Les ministères, les unités de base ou la DISIC ? Ce sont des
investissements importants et ils représentent un effort de gestion et
d’assistance techniques conséquents. Pour l’instant le décret ne dit rien.
On peut de même s’interroger
sur la manière dont seront gérés les informaticiens. Est-ce qu’ils vont rester
dans leurs ministères où seront-ils à terme regroupés dans une entité centrale ?
Il semble que l’idée actuelle est de les laisser où ils sont. Mais, dans ce cas
on risque de ne pas constater des économies d’échelle significatives. De même
l’amélioration des compétences, notamment en matière de gestion de projet, ne
se fera que lentement. Enfin il reste toujours le problème du statut des
informaticiens. Tant qu’il n’y aura pas un corps des informaticiens du secteur
public les meilleurs ne choisiront pas ce type de carrière.
Autre point
délicat : la gestion de la sous-traitance. Jusqu’à aujourd’hui l’Etat a
tendance à vouloir tout faire par elle-même sous-prétexte que les données
traitées relèvent du domaine régalien. C’est la théorie. En pratique de
nombreux projets sont sous-traités. Mais cela se fait souvent dans la douleur.
A terme le développement de l’usage du cloud va se traduire par une
externalisation partielle ou totale de l’exploitation des administrations.
Enfin il y a un
terme absent dans le décret, c’est le terme de Schéma Directeur. Ce n’est pas
la même chose qu’un « plan d’investissement couvrant les projets et
activités du ministère ». Cette approche correspond au pilotage par les
coûts. C’est une démarche intéressante mais elle ne constitue pas pour autant une
stratégie. On est loin d’une vision du rôle des systèmes d’information. Jacques
Marzin affirme dans son interview au Monde Informatique du mois de Mai :
« je suis persuadé qu'il faut investir dans le système d'information pour
améliorer le service aux citoyens autant que les outils dont disposent les
agents publics. » C’est bien, mais il serait mieux de le traduire sous
forme d’une stratégie ?
Les objectifs de l’informatique publique
L’ensemble de ces
mesures a pour objectif d’améliorer la gouvernance informatique et la prise en
compte de quatre points importants concernant les systèmes d’information :
- Mieux
connaître les coûts des Système d’Information.
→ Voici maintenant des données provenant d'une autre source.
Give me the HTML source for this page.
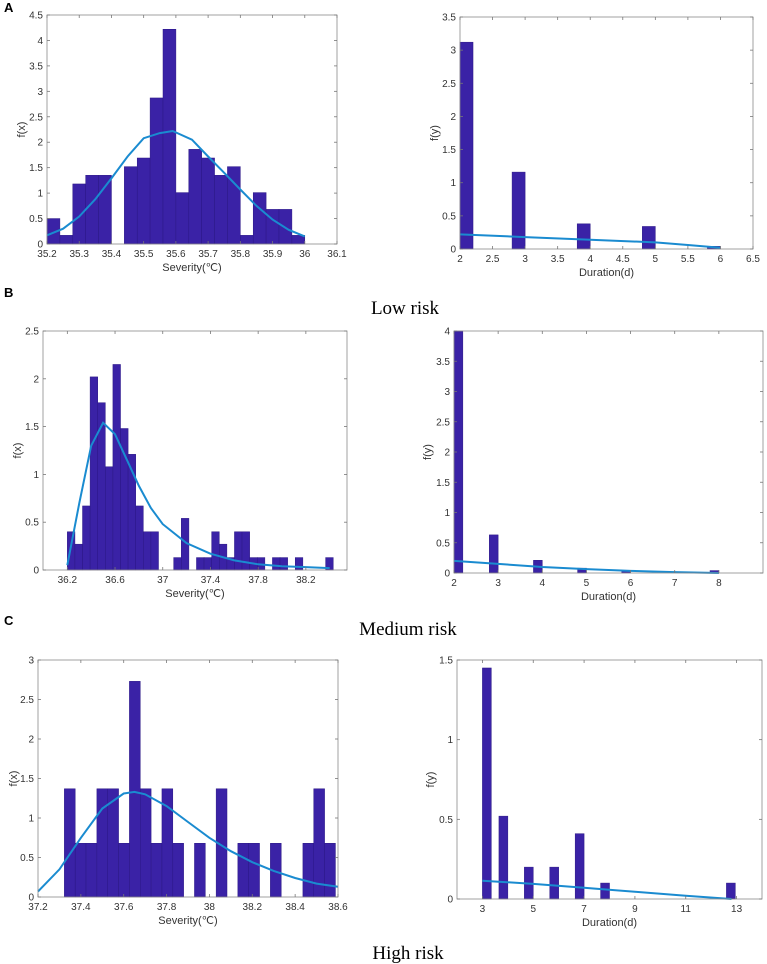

Pour l’instant ils sont mal
connus. Très souvent les coûts des projets ne comprennent que le montant des travaux
sous-traités en ignorant les montants des fonctionnaires intervenant dans le
projet. Il sera enfin possible de connaître le vrai coût des projets. Peut-être
à terme on va finir par s’intéresser aux coûts des systèmes d’information. On
est sur la bonne voie mais il faut attendre de disposer des chiffres pour
apprécier la réalité de ces progrès.
- Savoir
gérer les projets. Manifestement l’Etat a du mal à les gérer. Il y a eu ces
dernières années quelques plantages redoutables et coûteux. Ceci est dû, en
partie, à l’absence de culture projet des décideurs administratifs ou politiques.
Dans leur monde le court terme l’emporte toujours sur le long terme. De plus l’organisation
des projets hors hiérarchie va à l’encontre d’une tradition administrative vieille
de plusieurs siècles. C’est une nouvelle culture qui a du mal à se mettre en
place.
- Améliorer
les services fournis aux usages-citoyens-contribuables. C’est un souci louable
mais il faut bien l’avouer la plupart des sites publiques ne sont pas faciles d’accès.
Certains ont encore une amabilité de crocodile. On peut en faire la liste. Il
est certain que les différentes administrations pourraient rendre de nombreux
services qu’elles ne fournissent pas actuellement ou seulement de manière
partielle et peu satisfaisante. C’est un domaine où il est possible de faire
d’importants progrès.
- Simplifier
les procédures internes des administrations. C’est le cœur du problème. Les
règles qu’elles appliquent ont été inventées il y a des décennies (voir plus)
et n’ont pas été revues depuis. Les applications informatiques ont été plaquées
sur ce qui existait sans s’interroger sur le fonctionnement des systèmes
d’information. Il est probable qu’une partie importante des difficultés
rencontrées sont dues à la complexité excessive des procédures existantes. Il
est nécessaire de les simplifier. Il est pour cela indispensable d’avoir une
vision globale du système d’information.